Here’s a fun fact: the CII doesn’t allow its members to retain their hard-earned titles if they stop selling products. Imagine spending decades building your reputation as a Chartered Financial Planner, only to have that title yanked away because you decided to step off the FCA register. I experienced this firsthand – achieved Chartered status in 2017, only to be stripped of the title in 2019 when I quit selling. I'm still an active financial planner, mind you, but apparently, that doesn't count unless I’m shifting products.
This policy isn’t just a bad look for attracting new talent; it’s a slap in the face to those of us committed to genuine financial planning.

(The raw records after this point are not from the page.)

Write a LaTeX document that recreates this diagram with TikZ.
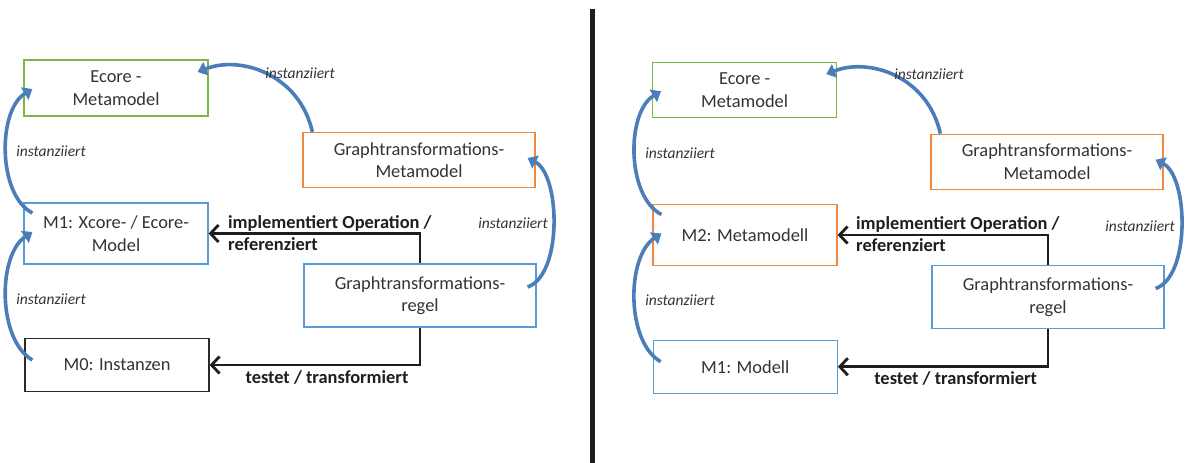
\documentclass[tikz,border=0pt]{standalone}
\usepackage{fontspec}
\setmainfont{Carlito}
\usetikzlibrary{calc,arrows.meta}
\definecolor{txt}{HTML}{333333}
\definecolor{bgreen}{HTML}{7AB648}
\definecolor{borange}{HTML}{F0883E}
\definecolor{bblue}{HTML}{5B9BD5}
\definecolor{bblack}{HTML}{2A2A2A}
\definecolor{arrowblue}{HTML}{4A7EBB}
\definecolor{conn}{HTML}{1E1E1E}
\tikzset{
  box/.style={draw, line width=1.2pt, rectangle, inner sep=0pt, align=center,
    text=txt, font=\fontsize{18.4}{22.5}\selectfont},
  inst/.style={inner sep=0pt, text=txt, font=\fontsize{15.5}{18}\selectfont\itshape},
  blabel/.style={inner sep=0pt, align=left, text=conn, font=\fontsize{18.4}{22}\selectfont\bfseries},
  connector/.style={draw=conn, line width=2.8pt, -{Straight Barb[length=8pt,width=17pt,line width=2.8pt]}},
  barrow/.style={draw=arrowblue, line width=3.6pt, -{Triangle[width=14pt,length=9pt]}}
}
\begin{document}
\begin{tikzpicture}[x=1pt,y=-1pt]
\useasboundingbox (0,0) rectangle (1187,463);
% divider
\draw[line width=5pt, draw=conn] (592,9) -- (592,463);

% ---------------- left panel ----------------
\node[box, draw=bgreen, minimum width=184pt, minimum height=56pt] (LE) at (116,88) {Ecore -\\Metamodel};
\node[box, draw=borange, minimum width=232pt, minimum height=55pt] (LGM) at (419,160) {Graphtransformations-\\Metamodel};
\node[box, draw=bblue, minimum width=184pt, minimum height=61pt] (LM1) at (116,233.5) {M1: Xcore- / Ecore-\\Model};
\node[box, draw=bblue, minimum width=232pt, minimum height=63pt] (LGR) at (420,295.5) {Graphtransformations-\\regel};
\node[box, draw=bblack, minimum width=184pt, minimum height=53pt] (LM0) at (117,365) {M0: Instanzen};

\draw[connector] (LGR.north) |- (LM1.east);
\draw[connector] (LGR.south) |- (LM0.east);
\node[blabel, anchor=west] (LL1) at (228,233) {implementiert Operation /\\referenziert};
\node[blabel] (LL2) at (327,377) {testet / transformiert};

\draw[barrow] ($(LGM.north west)+(10,0)$) .. controls ($(LGM.north west)+(-3,-57.5)$) and ($(LE.east)+(32,-33)$) .. ($(LE.east)+(-11,-16)$);
\draw[barrow] ($(LGR.east)+(-9,-8.5)$) .. controls ($(LGR.east)+(26,-20.5)$) and ($(LGM.east)+(25,15)$) .. ($(LGM.east)+(-8,-2)$);
\draw[barrow] ($(LM1.west)+(9,-20.5)$) .. controls ($(LM1.west)+(-26,-38.5)$) and ($(LE.west)+(-26,22)$) .. ($(LE.west)+(9,1)$);
\draw[barrow] ($(LM0.west)+(8,-5)$) .. controls ($(LM0.west)+(-27,-25)$) and ($(LM1.west)+(-26,21.5)$) .. ($(LM1.west)+(9,-1.5)$);

\node[inst] (LI1) at (300,73) {instanziiert};
\node[inst] (LI2) at (51,151) {instanziiert};
\node[inst] (LI3) at (51,299) {instanziiert};
\node[inst] (LI4) at (513,223) {instanziiert};

% ---------------- right panel ----------------
\node[box, draw=bgreen, minimum width=184pt, minimum height=55pt] (RE) at (744.6,90.2) {Ecore -\\Metamodel};
\node[box, draw=borange, minimum width=232pt, minimum height=55pt] (RGM) at (1047,161.7) {Graphtransformations-\\Metamodel};
\node[box, draw=borange, minimum width=184pt, minimum height=61.7pt] (RM2) at (745,235) {M2: Metamodell};
\node[box, draw=bblue, minimum width=232pt, minimum height=62.6pt] (RGR) at (1048,297) {Graphtransformations-\\regel};
\node[box, draw=bblue, minimum width=184pt, minimum height=53pt] (RM1) at (745.3,366.7) {M1: Modell};

\draw[connector] (RGR.north) |- (RM2.east);
\draw[connector] (RGR.south) |- (RM1.east);
\node[blabel, anchor=west] (RL1) at (856,234) {implementiert Operation /\\referenziert};
\node[blabel] (RL2) at (955.7,378) {testet / transformiert};

\draw[barrow] ($(RGM.north west)+(10,0)$) .. controls ($(RGM.north west)+(-3,-57.5)$) and ($(RE.east)+(32,-33)$) .. ($(RE.east)+(-11,-16)$);
\draw[barrow] ($(RGR.east)+(-9,-8.5)$) .. controls ($(RGR.east)+(26,-20.5)$) and ($(RGM.east)+(25,15)$) .. ($(RGM.east)+(-8,-2)$);
\draw[barrow] ($(RM2.west)+(9,-20.5)$) .. controls ($(RM2.west)+(-26,-38.5)$) and ($(RE.west)+(-26,22)$) .. ($(RE.west)+(9,1)$);
\draw[barrow] ($(RM1.west)+(8,-5)$) .. controls ($(RM1.west)+(-27,-25)$) and ($(RM2.west)+(-26,21.5)$) .. ($(RM2.west)+(9,-1.5)$);

\node[inst] (RI1) at (929,74) {instanziiert};
\node[inst] (RI2) at (680,153) {instanziiert};
\node[inst] (RI3) at (680,300) {instanziiert};
\node[inst] (RI4) at (1140,226) {instanziiert};
\end{tikzpicture}
\end{document}
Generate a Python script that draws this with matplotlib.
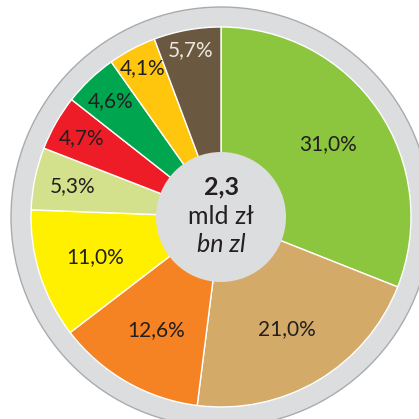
import matplotlib
matplotlib.use("Agg")
import matplotlib.pyplot as plt
from matplotlib.patches import Circle
import numpy as np

# dane
udzialy = [31.0, 21.0, 12.6, 11.0, 5.3, 4.7, 4.6, 4.1, 5.7]
etykiety = ["31,0%", "21,0%", "12,6%", "11,0%", "5,3%", "4,7%", "4,6%", "4,1%", "5,7%"]
kolory = ["#8cc63f", "#d3aa68", "#f58323", "#fff000", "#d4e18c",
          "#ed1c27", "#00a550", "#ffc60d", "#6b5841"]
kolory_tekstu = ["#231f20"] * 8 + ["#ede7dc"]
# odleglosc etykiet od srodka (w pikselach)
promien_etykiet = [130, 130, 130, 132, 152, 160, 160, 168, 170]

plt.rcParams['font.family'] = ['Lato', 'DejaVu Sans']

fig = plt.figure(figsize=(4.19, 4.19), dpi=100)
ax = fig.add_axes([0, 0, 1, 1])

srodek = (221, 202)

# szary pierscien
ax.add_patch(Circle(srodek, 210, facecolor="#dcdddf", edgecolor="#a9abae", linewidth=1.0, zorder=0))

ax.pie(udzialy, colors=kolory, startangle=90, counterclock=False,
       radius=190, center=srodek, frame=True,
       wedgeprops=dict(edgecolor="white", linewidth=1.0))
ax.set_xlim(0, 419)
ax.set_ylim(0, 419)
ax.set_aspect('equal')
ax.axis('off')

kat = 90.0
for w, lab, kt, r in zip(udzialy, etykiety, kolory_tekstu, promien_etykiet):
    srodkowy = np.deg2rad(kat - w * 3.6 / 2)
    kat -= w * 3.6
    x = srodek[0] + r * np.cos(srodkowy)
    y = srodek[1] + r * np.sin(srodkowy)
    ax.text(x, y, lab, ha='center', va='center', fontsize=15, color=kt)

# kolo w srodku
ax.add_patch(Circle(srodek, 65, facecolor="#dcdddf", edgecolor="none", zorder=5))
ax.text(srodek[0], 232, "2,3", ha='center', va='center', fontsize=18, weight='bold', color="#231f20", zorder=6)
ax.text(srodek[0], 203, "mld zł", ha='center', va='center', fontsize=18, color="#231f20", zorder=6)
ax.text(srodek[0], 175, "bn zl", ha='center', va='center', fontsize=18, style='italic', color="#231f20", zorder=6)

fig.savefig("out.png", dpi=100)
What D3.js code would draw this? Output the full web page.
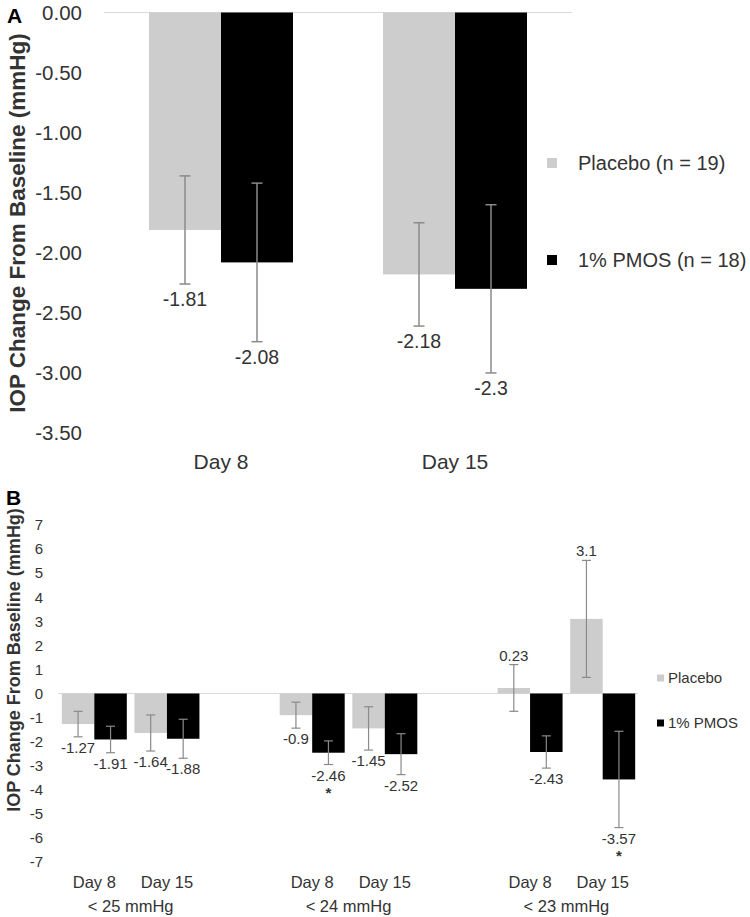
<!DOCTYPE html>
<html>
<head>
<meta charset="utf-8">
<script src="https://cdn.jsdelivr.net/npm/d3@7"></script>
<style>
  html, body { margin: 0; padding: 0; background: #fff; }
  svg { display: block; font-family: "Liberation Sans", Arial, sans-serif; }
</style>
</head>
<body>
<svg id="chart" width="750" height="917"></svg>
<script>
// ---------- Panel A data ----------
const daysA = ["Day 8", "Day 15"];
const seriesNamesA = ["Placebo (n = 19)", "1% PMOS (n = 18)"];
const placeboA = [-1.81, -2.18];
const pmosA = [-2.08, -2.3];
const placeboErrA = [0.45, 0.43];
const pmosErrA = [0.66, 0.7];
const ticksA = [0, -0.5, -1, -1.5, -2, -2.5, -3, -3.5];

// ---------- Panel B data ----------
const groupsB = ["< 25 mmHg", "< 24 mmHg", "< 23 mmHg"];
const daysB = ["Day 8", "Day 15"];
const seriesNamesB = ["Placebo", "1% PMOS"];
// order: group1 Day8, group1 Day15, group2 Day8, group2 Day15, group3 Day8, group3 Day15
const placeboB = [-1.27, -1.64, -0.9, -1.45, 0.23, 3.1];
const pmosB = [-1.91, -1.88, -2.46, -2.52, -2.43, -3.57];
const placeboErrB = [0.53, 0.75, 0.54, 0.9, 0.97, 2.43];
const pmosErrB = [0.55, 0.81, 0.49, 0.85, 0.67, 2.0];
const pmosSigB = [false, false, true, false, false, true];
const ticksB = [7, 6, 5, 4, 3, 2, 1, 0, -1, -2, -3, -4, -5, -6, -7];

// ---------- styles ----------
const colPlacebo = "#cdcdcd";
const colPmos = "#000000";
const colErr = "#8a8a8a";
const colText = "#333333";
const colGrid = "#d9d9d9";

const svg = d3.select("#chart");

// =================== PANEL A ===================
const gA = svg.append("g");
const yA = d3.scaleLinear().domain([-3.5, 0]).range([433, 12.5]);
const xA = d3.scaleBand().domain(daysA).range([104, 572]).paddingInner(0.3846).paddingOuter(0.1923);
const subA = d3.scaleBand().domain([0, 1]).range([0, xA.bandwidth()]);

// zero line
gA.append("line")
  .attr("x1", 104).attr("x2", 572)
  .attr("y1", yA(0)).attr("y2", yA(0))
  .attr("stroke", colGrid).attr("stroke-width", 1.2);

// y axis
const axA = gA.append("g")
  .attr("transform", "translate(86,0)")
  .call(d3.axisLeft(yA).tickValues(ticksA).tickSize(0).tickPadding(4).tickFormat(d => d.toFixed(2)));
axA.select(".domain").remove();
axA.selectAll("text").attr("font-size", 20.5).attr("fill", colText).attr("font-family", "Liberation Sans, Arial, sans-serif");

const recA = [];
daysA.forEach((d, i) => {
  recA.push({ day: d, s: 0, v: placeboA[i], e: placeboErrA[i], c: colPlacebo });
  recA.push({ day: d, s: 1, v: pmosA[i], e: pmosErrA[i], c: colPmos });
});

gA.selectAll("rect.bar").data(recA).enter().append("rect")
  .attr("x", r => xA(r.day) + subA(r.s))
  .attr("width", subA.bandwidth())
  .attr("y", r => yA(Math.max(0, r.v)))
  .attr("height", r => Math.abs(yA(r.v) - yA(0)))
  .attr("fill", r => r.c);

const cxA = r => xA(r.day) + subA(r.s) + subA.bandwidth() / 2;
const capA = 5.5;
recA.forEach(r => {
  const cx = cxA(r);
  const y1 = yA(r.v + r.e), y2 = yA(r.v - r.e);
  gA.append("line").attr("x1", cx).attr("x2", cx).attr("y1", y1).attr("y2", y2)
    .attr("stroke", colErr).attr("stroke-width", 1.5);
  [y1, y2].forEach(yy => gA.append("line").attr("x1", cx - capA).attr("x2", cx + capA)
    .attr("y1", yy).attr("y2", yy).attr("stroke", colErr).attr("stroke-width", 1.5));
  gA.append("text").attr("x", cx).attr("y", y2 + 22)
    .attr("text-anchor", "middle").attr("font-size", 19.5).attr("fill", colText)
    .text(String(r.v));
});

// x labels
daysA.forEach(d => {
  gA.append("text").attr("x", xA(d) + xA.bandwidth() / 2).attr("y", 469)
    .attr("text-anchor", "middle").attr("font-size", 21).attr("fill", colText).text(d);
});

// y title
gA.append("text")
  .attr("transform", "translate(25,223) rotate(-90)")
  .attr("text-anchor", "middle").attr("font-size", 22.5).attr("font-weight", "bold").attr("fill", colText)
  .text("IOP Change From Baseline (mmHg)");

// panel letter
gA.append("text").attr("x", 7).attr("y", 23).attr("font-size", 21).attr("font-weight", "bold").attr("fill", "#000").text("A");

// legend A
const legA = [{ n: seriesNamesA[0], c: colPlacebo, y: 163 }, { n: seriesNamesA[1], c: colPmos, y: 260 }];
legA.forEach(l => {
  gA.append("rect").attr("x", 547).attr("y", l.y - 5).attr("width", 10).attr("height", 10).attr("fill", l.c);
  gA.append("text").attr("x", 578).attr("y", l.y).attr("dy", "0.35em")
    .attr("font-size", 20).attr("fill", colText).text(l.n);
});

// =================== PANEL B ===================
const gB = svg.append("g");
const yB = d3.scaleLinear().domain([-7, 7]).range([862, 525]);
const slots = [];
groupsB.forEach((g, gi) => {
  daysB.forEach(d => slots.push(gi + "|" + d));
  if (gi < groupsB.length - 1) slots.push("gap" + gi);
});
const xB = d3.scaleBand().domain(slots).range([58, 639]).paddingInner(0.105).paddingOuter(0.0525);
const subB = d3.scaleBand().domain([0, 1]).range([0, xB.bandwidth()]);

gB.append("line")
  .attr("x1", 58).attr("x2", 638)
  .attr("y1", yB(0)).attr("y2", yB(0))
  .attr("stroke", colGrid).attr("stroke-width", 1.2);

const axB = gB.append("g")
  .attr("transform", "translate(47,0)")
  .call(d3.axisLeft(yB).tickValues(ticksB).tickSize(0).tickPadding(4).tickFormat(d => String(d)));
axB.select(".domain").remove();
axB.selectAll("text").attr("font-size", 15).attr("fill", colText).attr("font-family", "Liberation Sans, Arial, sans-serif");

const recB = [];
groupsB.forEach((g, gi) => {
  daysB.forEach((d, di) => {
    const k = gi * daysB.length + di;
    const key = gi + "|" + d;
    recB.push({ key, s: 0, v: placeboB[k], e: placeboErrB[k], c: colPlacebo, sig: false });
    recB.push({ key, s: 1, v: pmosB[k], e: pmosErrB[k], c: colPmos, sig: pmosSigB[k] });
  });
});

gB.selectAll("rect.bar").data(recB).enter().append("rect")
  .attr("x", r => xB(r.key) + subB(r.s))
  .attr("width", subB.bandwidth())
  .attr("y", r => yB(Math.max(0, r.v)))
  .attr("height", r => Math.abs(yB(r.v) - yB(0)))
  .attr("fill", r => r.c);

const capB = 4.5;
recB.forEach(r => {
  const cx = xB(r.key) + subB(r.s) + subB.bandwidth() / 2;
  const y1 = yB(r.v + r.e), y2 = yB(r.v - r.e);
  gB.append("line").attr("x1", cx).attr("x2", cx).attr("y1", y1).attr("y2", y2)
    .attr("stroke", colErr).attr("stroke-width", 1.2);
  [y1, y2].forEach(yy => gB.append("line").attr("x1", cx - capB).attr("x2", cx + capB)
    .attr("y1", yy).attr("y2", yy).attr("stroke", colErr).attr("stroke-width", 1.2));
  const ly = r.v >= 0 ? y1 - 4 : y2 + 16;
  gB.append("text").attr("x", cx).attr("y", ly)
    .attr("text-anchor", "middle").attr("font-size", 15).attr("fill", colText)
    .text(String(r.v));
  if (r.sig) {
    gB.append("text").attr("x", cx).attr("y", ly + 17)
      .attr("text-anchor", "middle").attr("font-size", 15).attr("font-weight", "bold").attr("fill", colText)
      .text("*");
  }
});

// x labels: days and groups
groupsB.forEach((g, gi) => {
  daysB.forEach(d => {
    gB.append("text").attr("x", xB(gi + "|" + d) + xB.bandwidth() / 2).attr("y", 888)
      .attr("text-anchor", "middle").attr("font-size", 16.5).attr("fill", colText).text(d);
  });
  const c = (xB(gi + "|" + daysB[0]) + xB(gi + "|" + daysB[daysB.length - 1]) + xB.bandwidth()) / 2;
  gB.append("text").attr("x", c).attr("y", 912)
    .attr("text-anchor", "middle").attr("font-size", 16.5).attr("fill", colText).text(g);
});

gB.append("text")
  .attr("transform", "translate(20,660) rotate(-90)")
  .attr("text-anchor", "middle").attr("font-size", 18).attr("font-weight", "bold").attr("fill", colText)
  .text("IOP Change From Baseline (mmHg)");

gB.append("text").attr("x", 6).attr("y", 505).attr("font-size", 21).attr("font-weight", "bold").attr("fill", "#000").text("B");

const legB = [{ n: seriesNamesB[0], c: colPlacebo, y: 678 }, { n: seriesNamesB[1], c: colPmos, y: 723 }];
legB.forEach(l => {
  gB.append("rect").attr("x", 657).attr("y", l.y - 3.5).attr("width", 7).attr("height", 7).attr("fill", l.c);
  gB.append("text").attr("x", 668).attr("y", l.y).attr("dy", "0.35em")
    .attr("font-size", 15).attr("fill", colText).text(l.n);
});
</script>
</body>
</html>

But then again, the CII gets paid by product sellers and manufacturers. So, naturally, they represent those interests while pretending to champion consumers and financial professionals alike. If the CII really wants to attract Gen Z, it needs to stop cozying up to insurance firms and start living up to its Charter.
The Great Gen Z Talent Strategy – Or Is It?
Recently, the CII unveiled a grand plan to lure Gen Z into the insurance fold. Ian Callaghan, the CII President, rolled out survey findings highlighting what supposedly interests young people in the profession. Apparently, local Institutes and new support content are the magic ingredients to bring fresh blood into the insurance sector.
According to the CII, Gen Z is drawn to aspects of the insurance profession that have been overlooked in past recruitment strategies. So, what’s the plan? A new talent strategy to be launched later this year to bridge the talent gap. Because nothing says "we value you" like a well-timed, strategic PR move, right?
TikTok and Climate Change: The New Recruitment Tools
The CII's survey into the talent shortage crisis revealed some eyebrow-raising findings. TikTok and environmental, social, and governance (ESG) issues are apparently the "driving forces" behind attracting young talent to insurance. Yes, you read that right – TikTok is now a key player in the insurance recruitment game. One trainee underwriter from Axa Insurance even credited TikTok for luring them into the field, claiming it promised a Big Banking lifestyle without the associated stress.
There’s also a notable focus on emerging risks and climate change to hook the Gen Z crowd. A head of climate within the industry emphasised the need for real-life interactions with industry ambassadors and discussions on hot topics like climate change and political risk.
The Real Issue: A Reputation Problem
Despite all these efforts, the report concedes a significant issue – the insurance industry's reputation. Tech is 'sexy'; insurance is 'steady.' It’s a ‘silent’ service that quietly weaves through society, only noticed when it’s needed. And let’s be real – 'steady' isn’t exactly a selling point for a generation craving impact and innovation.
In conclusion, the CII needs to get its house in order if it hopes to appeal to Gen Z. This means shedding the sheep's clothing, genuinely embracing holistic financial planning, and standing up to the product pushers. Only then can it hope to attract a generation more interested in making a meaningful difference than in making a quick buck. Until then, it’s just another wolf in sheep’s clothing, prowling the financial services landscape.